Some of us have all of these and some in abundance. But we may not be able to feel that because we don’t know any different. OR, we may not be able to feel that because we DO know different, we have been there, and we know what it took to get out of that place where basic needs were unmet. And there is no way in hell we’re going back, if there’s anything we can do about it. And that desire to stay out of our past keeps us in a state of rippling stress.
And it’s important to acknowledge that our systems perpetuate this. The fine line between enough food and housing is always at risk to be yanked away by policy makers who have never been hungry.

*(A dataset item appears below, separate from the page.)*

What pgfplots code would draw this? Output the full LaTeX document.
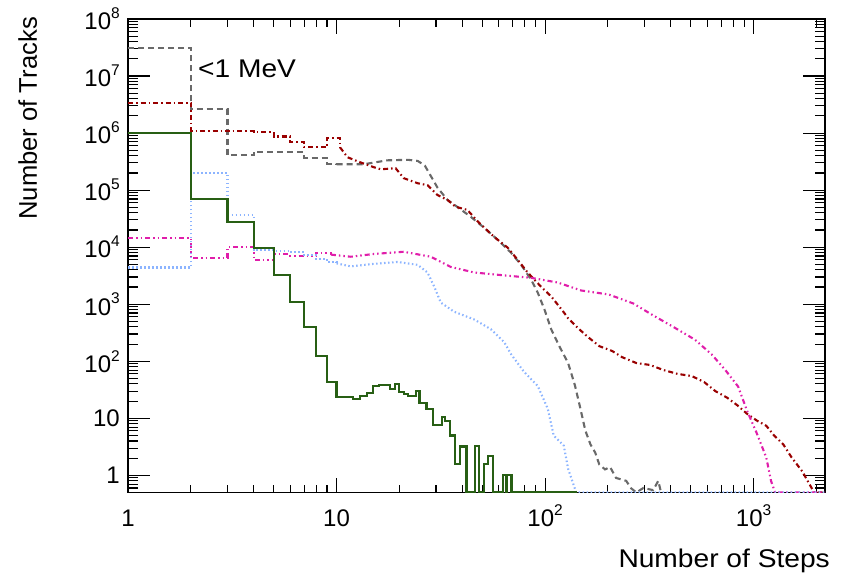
\documentclass[border=0pt]{standalone}
\usepackage{fontspec}
\setmainfont{Liberation Sans}
\newfontfamily\labelfont{Liberation Sans}[FakeStretch=1.1]
\usepackage{pgfplots}
\pgfplotsset{compat=1.18}
\newcommand\ex[1]{10\raisebox{0.46em}{\fontsize{15.5bp}{15.5bp}\selectfont #1}}
\newcommand\ticksize{\fontsize{24bp}{24bp}\selectfont}
\newcommand\labsize{\fontsize{25.6bp}{25.6bp}\selectfont}
\definecolor{cgray}{RGB}{105,105,105}
\definecolor{cred}{RGB}{153,0,0}
\definecolor{cmag}{RGB}{224,30,170}
\definecolor{cblue}{RGB}{140,180,255}
\definecolor{cgreen}{RGB}{40,95,20}
\begin{document}
\begin{tikzpicture}
\begin{axis}[name=ax, at={(0,0)}, anchor=south west, scale only axis,
  width=697bp, height=473.5bp,
  xmode=log, ymode=log, xmin=1, xmax=2200, ymin=0.5, ymax=1e8,
  xtick={1,10,100,1000}, xticklabels={1,10,\ex{2},\ex{3}},
  minor xtick={2,3,4,5,6,7,8,9,20,30,40,50,60,70,80,90,200,300,400,500,600,700,800,900,2000},
  ytick={1,10,100,1e3,1e4,1e5,1e6,1e7,1e8},
  yticklabels={1,10,\ex{2},\ex{3},\ex{4},\ex{5},\ex{6},\ex{7},\ex{8}},
  minor ytick={0.6,0.7,0.8,0.9,2,3,4,5,6,7,8,9,20,30,40,50,60,70,80,90,200,300,400,500,600,700,800,900,
    2e3,3e3,4e3,5e3,6e3,7e3,8e3,9e3,2e4,3e4,4e4,5e4,6e4,7e4,8e4,9e4,2e5,3e5,4e5,5e5,6e5,7e5,8e5,9e5,
    2e6,3e6,4e6,5e6,6e6,7e6,8e6,9e6,2e7,3e7,4e7,5e7,6e7,7e7,8e7,9e7},
  tick align=inside,
  axis line style={line width=1.3bp},
  every tick/.style={black, line width=1.1bp},
  xtick style={/pgfplots/major tick length=15bp,/pgfplots/minor tick length=8bp},
  ytick style={/pgfplots/major tick length=22bp,/pgfplots/minor tick length=10bp},
  xticklabel style={font=\ticksize, anchor=base, inner sep=0pt, yshift=-34bp},
  yticklabel style={font=\ticksize, anchor=east, inner sep=0pt, xshift=-8bp},
]
% gray dashed
\addplot[const plot, cgray, line width=2.1bp, dash pattern=on 6bp off 4bp] coordinates {
(1,3.1e7)(2,2.6e6)(3,4.1e5)(4,4.7e5)(5,4.6e5)(7,3.7e5)(9,2.9e5)(10,2.84e5)};
\addplot[sharp plot, cgray, line width=2.1bp, dash pattern=on 6bp off 4bp] coordinates {
(10,2.84e5)(13.5,2.84e5)(17.5,3.33e5)(22,3.4e5)(24.5,3.25e5)(26.5,2.7e5)(28,1.9e5)(29.4,1.4e5)(30.5,1.1e5)
(34.1,6.7e4)(38,5.06e4)(44.1,3.39e4)(51.1,2.18e4)(59.2,1.35e4)(68.7,7.98e3)(76.7,4.93e3)(85.7,2.7e3)
(92.2,1.6e3)(99.3,811)(107,364)(117,184)(129,93)(139,38)(147,16)(156,6.1)(165,3.5)(174,2.5)(182,1.55)
(194,1.27)(205,1.4)(219,0.9)(245,0.8)(259,0.59)(274,0.5)(296,0.6)(330,0.55)(349,0.8)(360,0.5)};
% dark red dash-dot
\addplot[const plot, cred, line width=2.1bp, dash pattern=on 5bp off 3bp on 1.5bp off 3bp] coordinates {
(1,3.4e6)(2,1.1e6)(3,1.08e6)(4,1.05e6)(5,8.7e5)(6,6.9e5)(7,5.6e5)(9,8.1e5)(10.4,5.6e5)};
\addplot[sharp plot, cred, line width=2.1bp, dash pattern=on 5bp off 3bp on 1.5bp off 3bp] coordinates {
(10.4,5.6e5)(11.3,3.76e5)(13,3.07e5)(15.1,2.52e5)(16.3,2.32e5)(19.2,2.42e5)(21,1.62e5)(24.5,1.32e5)
(27.3,1.22e5)(30.5,8.2e4)(34.1,6.7e4)(37.3,5.1e4)(42.4,4.5e4)(47.8,2.77e4)(56.9,1.52e4)(66.2,9.8e3)
(73.9,6.0e3)(82.5,3.6e3)(95.5,2.04e3)(107,1.37e3)(123,720)(129,566)(144,379)(161,264)(182,184)
(210,151)(234,118)(274,93)(319,86)(370,70)(432,60)(506,55)(580,43)(655,30)(746,23)(834,17)(930,12)
(1037,9.1)(1150,7.4)(1253,5.0)(1387,3.5)(1516,2.1)(1712,1.17)(1952,0.5)(2200,0.5)};
% magenta dash-dot-dot
\addplot[const plot, cmag, line width=2.1bp, dash pattern=on 5bp off 3bp on 1.5bp off 3bp on 1.5bp off 3bp] coordinates {
(1,1.45e4)(2,6.5e3)(3,1.0e4)(4,6.0e3)(5,7.5e3)(6,7.0e3)(8,7.8e3)(9.4,7.4e3)};
\addplot[sharp plot, cmag, line width=2.1bp, dash pattern=on 5bp off 3bp on 1.5bp off 3bp on 1.5bp off 3bp] coordinates {
(9.4,7.4e3)(11.7,6.8e3)(15.1,7.6e3)(21,8.3e3)(28.3,6.8e3)(35.3,4.5e3)(45.7,3.6e3)(63.7,3.2e3)
(85.7,2.9e3)(115,2.4e3)(149,1.74e3)(202,1.48e3)(265,1.03e3)(330,636)(417,390)(522,240)(628,133)
(730,71)(843,36)(930,13.6)(1037,5.4)(1150,2.06)(1212,0.8)(1268,0.5)(2200,0.5)};
% light blue dotted
\addplot[const plot, cblue, line width=2.1bp, dash pattern=on 1.5bp off 2.5bp] coordinates {
(1,4.4e3)(2,2.0e5)(3,3.7e4)(4,8.9e3)(5,8.6e3)(6,8.2e3)(7,7.2e3)(8,6.2e3)(9,5.5e3)(10,5.2e3)};
\addplot[sharp plot, cblue, line width=2.1bp, dash pattern=on 1.5bp off 2.5bp] coordinates {
(10,5.2e3)(11.7,4.6e3)(15.1,5.1e3)(19.6,5.5e3)(24.5,4.9e3)(27.3,3.6e3)(29.4,2.04e3)(31.6,1.07e3)
(36.6,740)(45.7,540)(55,364)(63.7,216)(68.7,133)(79.3,65)(92.2,37)(103,14.7)(110,5)(123,3.3)
(129,1.3)(141,0.5)(2200,0.5)};
% green solid
\addplot[const plot, cgreen, line width=2.1bp] coordinates {
(1,1.02e6)(2,6.9e4)(3,2.8e4)(4,9.8e3)(5,3.3e3)(6,1.1e3)(7,395)(8,123)(9,43)(10,23.8)(12,21.9)
(13,24.8)(14,27.9)(15,37)(16,38.5)(18,32.8)(19,40)(20,29)(21,26.8)(22,24.8)(24,30)(25,18.7)
(27,14.7)(29,7.7)(32,10.7)(33,9.1)(35,5)(37,1.6)(39,3.2)(42,0.5)(46,3.3)(48,0.5)(51,1.6)(53,2.2)
(56,0.5)(63,1)(65,0.5)(66,1)(69,0.5)(142,0.5)};
\node[anchor=base west, font=\labelfont\labsize, inner sep=0pt] at (axis description cs:0.1004,0.8754) {<1 MeV};
\end{axis}
\node[anchor=base east, font=\labelfont\labsize, inner sep=0pt] at ([xshift=5bp,yshift=-74.5bp]ax.south east) {Number of Steps};
\node[anchor=base east, rotate=90, font=\labsize, inner sep=0pt] at ([xshift=-91bp,yshift=2bp]ax.north west) {Number of Tracks};
\pgfresetboundingbox
\path[use as bounding box] (-128bp,-83.5bp) rectangle (713bp,492.5bp);
\end{tikzpicture}
\end{document}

These very different histories that fuel our behaviors can show up so similarly in our emotional and behavioral landscapes, because while our brain stem knows when we are on the brink of starvation, our amygdala alerts us to the faintest idea of starvation on the horizon. And we just may shunt into fight, flight, or freeze from there…or a combination of all of these.
Shaming doesn’t help. Entitlement wars aren’t helping. The inability to understand any other person’s reaction to the stressors we are facing won’t help.
I think, in the end, we must be as thoughtful as we can be. We have to slog through our emotional reactions, because those are real and must be handled with care. We must take care of ourselves.
And then we must look around. Who is slogging knee deep and who is gasping for air? And please don’t make the peer shaming “just stand up” reference for those who are up to their eyeballs. Whether it’s accurate and true or not is not the point. If a person up to their eyeballs could stand up and join you at knee deep, they would have already.
This is a time to be mindful what fires you are throwing sticks on. What are you fueling? How many sticks do you have to spare? And are you putting them in the place you need to? For you? For your community? For your family and circles?
Some of us are really dumping our bundles. May I suggest that you consider sparing your own energy for the days ahead? And if you don’t know how, there are many ways to re-center. Many ways. You know yourselves very best. And please give that grace to others. We will never understand what another person is going through, has gone through, and what is compelling them to cope the way they are.
No matter how much you disapprove, that is not yours to judge. But we will. It’s what we do. It’s far easier to throw a few sticks onto that, especially if we have extra sticks to throw. That’s about all I can say about us right now.